Yes. Good morning. The early results in the Upper Marcellus look good, but the lower is obviously still better. Kind of how do you see that playing out once you're going to do enough that you've increased your knowledge and the certainty of that and then continue to drill the lower? How does that look going into 2013?

Well,

Speaker 2

the drilling we're doing right now is predominantly in the lower. We plan on continuing drilling predominantly in the lower. As we continue to gather data points, which we will drill some additional data points between now and through our 13 program in the Upper Marcellus, the plan would be to gather information, have the confidence and then once we get to a more intense pad drilling that we would augment some of that drilling with the reduced spacing that we implemented in this particular area similar to that pattern.

Speaker 6

All right.

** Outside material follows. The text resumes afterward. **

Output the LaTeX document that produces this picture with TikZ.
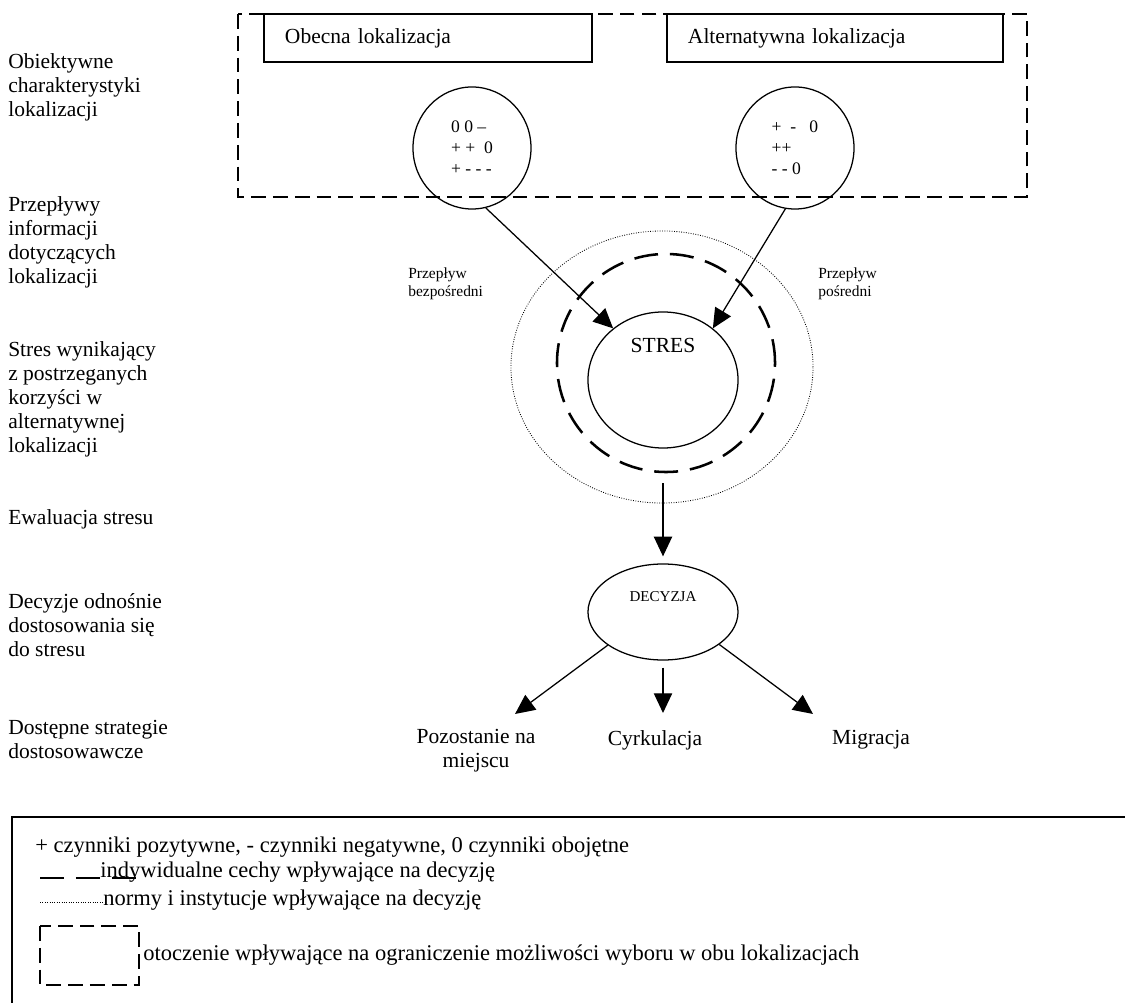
\documentclass[tikz,border=0pt]{standalone}
\usepackage{fontspec}
\setmainfont{Liberation Serif}
\usetikzlibrary{arrows.meta}
\usetikzlibrary{shapes.geometric}

\begin{document}
\begin{tikzpicture}[x=0.025cm, y=-0.025cm,
        every node/.style={font=\fontsize{15.3}{17.1}\selectfont},
        rowlabel/.style={anchor=north west, align=left, inner sep=0pt},
        locbox/.style={draw, line width=0.8pt, minimum height=1.2cm, inner xsep=0.525cm, align=left},
        ring/.style={draw, ellipse, line width=0.9pt, inner sep=0pt},
        flow/.style={line width=0.9pt, -{Triangle[length=14pt, width=13pt]}},
        envline/.style={line width=1.4pt, dash pattern=on 10.5pt off 5pt},
        indivline/.style={line width=1.8pt, dash pattern=on 17pt off 8.5pt},
        normline/.style={line width=0.6pt, dash pattern=on 0.6pt off 1.1pt},
        smalltxt/.style={font=\fontsize{11}{13}\selectfont, align=left, inner sep=0pt},
        keytxt/.style={anchor=west, inner sep=0pt, font=\fontsize{16}{18}\selectfont}
    ]
        \useasboundingbox (0,0) rectangle (1125,1003);

        % Row labels on the left
        \node[rowlabel] (row1) at (8,53) {Obiektywne\\charakterystyki\\lokalizacji};
        \node[rowlabel] (row2) at (8,196) {Przepływy\\informacji\\dotyczących\\lokalizacji};
        \node[rowlabel] (row3) at (8,341) {Stres wynikający\\z postrzeganych\\korzyści w\\alternatywnej\\lokalizacji};
        \node[rowlabel] (row4) at (8,509) {Ewaluacja stresu};
        \node[rowlabel] (row5) at (8,593) {Decyzje odnośnie\\dostosowania się\\do stresu};
        \node[rowlabel] (row6) at (8,720) {Dostępne strategie\\dostosowawcze};

        % Environment of both locations
        \draw[envline] (238,14) rectangle (1027,197);
        \node[locbox, minimum width=8.2cm, text width=7.15cm] (obecna) at (428,38) {Obecna lokalizacja};
        \node[locbox, minimum width=8.4cm, text width=7.35cm] (alternatywna) at (835,38) {Alternatywna lokalizacja};

        % Characteristics of the locations
        \node[ring, minimum width=2.95cm, minimum height=3.05cm, align=left,
              font=\fontsize{12.5}{15}\selectfont] (obecnaocena) at (472,148) {0 0 --\\+ + \ 0\\+ - - -};
        \node[ring, minimum width=2.95cm, minimum height=3.05cm, align=left,
              font=\fontsize{12.5}{15}\selectfont] (alternatywnaocena) at (795,148) {+ \ - \ \ 0\\++\\- - 0};

        % Stress with norms and individual features
        \node[ring, normline, minimum width=7.55cm, minimum height=6.8cm] (normy) at (662,367) {};
        \node[ring, indivline, minimum size=5.45cm] (cechy) at (666,363) {};
        \node[ring, minimum width=3.75cm, minimum height=3.4cm] (stres) at (663,380) {};
        \node (streslbl) at ([yshift=0.875cm]stres.center) {STRES};

        \node[smalltxt, anchor=west] (bezposredni) at (408,284) {Przepływ\\bezpośredni};
        \node[smalltxt, anchor=west] (posredni) at (818,284) {Przepływ\\pośredni};

        \draw[flow] (obecnaocena.-77) -- (stres.134);
        \draw[flow] (alternatywnaocena.-99) -- (stres.46);

        % Decision
        \node[ring, minimum width=3.75cm, minimum height=2.4cm] (decyzja) at (663,612) {};
        \node[font=\fontsize{10.7}{12}\selectfont] (decyzjalbl) at ([yshift=0.375cm]decyzja.center) {DECYZJA};
        \draw[flow, shorten <=0.25cm, shorten >=0.175cm] (decyzja.north |- cechy.south) -- (decyzja.north);

        % Strategies
        \node[align=center] (pozostanie) at (476,751) {Pozostanie na\\miejscu};
        \node (cyrkulacja) at (655,740) {Cyrkulacja};
        \node (migracja) at (871,740) {Migracja};
        \coordinate (pozostanie-in) at (515,714);
        \coordinate (cyrkulacja-in) at (663,713);
        \coordinate (migracja-in) at (813,714);

        \draw[flow] (decyzja.211) -- (pozostanie-in);
        \draw[flow, shorten <=0.175cm] (decyzja.south) -- (cyrkulacja-in);
        \draw[flow] (decyzja.-30) -- (migracja-in);

        % Legend
        \draw[line width=1.2pt] (12,1003) -- (12,817) -- (1125,817);
        \node[keytxt] (key1) at (35,847) {+ czynniki pozytywne, - czynniki negatywne, 0 czynniki obojętne};
        \draw[indivline] (40,878) -- (138,878);
        \node[keytxt] (key2) at (100,872) {indywidualne cechy wpływające na decyzję};
        \draw[normline] (40,902) -- (105,902);
        \node[keytxt] (key3) at (103,900) {normy i instytucje wpływające na decyzję};
        \draw[envline] (40,926) rectangle (139,985);
        \node[keytxt] (key4) at (143,955) {otoczenie wpływające na ograniczenie możliwości wyboru w obu lokalizacjach};
    \end{tikzpicture}
\end{document}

Got it. So I guess the lower recoveries you would more than make up in the synergies of drilling from the pads?

Speaker 2

Absolutely. We expect to have increased synergies in our pad drilling process. We just we're just not doing that right now.

Speaker 6

Good. Thanks, Dan.

Speaker 2

Thank you.

Speaker 1

This concludes our question and answer session. I would like to turn the conference back over to Mr. Dinges for any closing remarks.

Speaker 2

Okay. Appreciate it, Emily, and thanks for the attention for this quarter. As you can see, the program that we've laid out will continue to fall within what we think is a fairly robust production guidance process. There was comments in regard to our reserve bookings. And at the end of the year, once we do that, we think we are also going to have a very robust reserve recognition at the end of the year.

That's going to translate into I think a top tier finding cost and certainly a very nice portfolio on the books by the end of the year. Stay tuned. We have more to come and look forward to visiting with you all through the Q3. Thank you.

Speaker 1

The conference has now concluded. Thank you for attending today's presentation. You may now disconnect.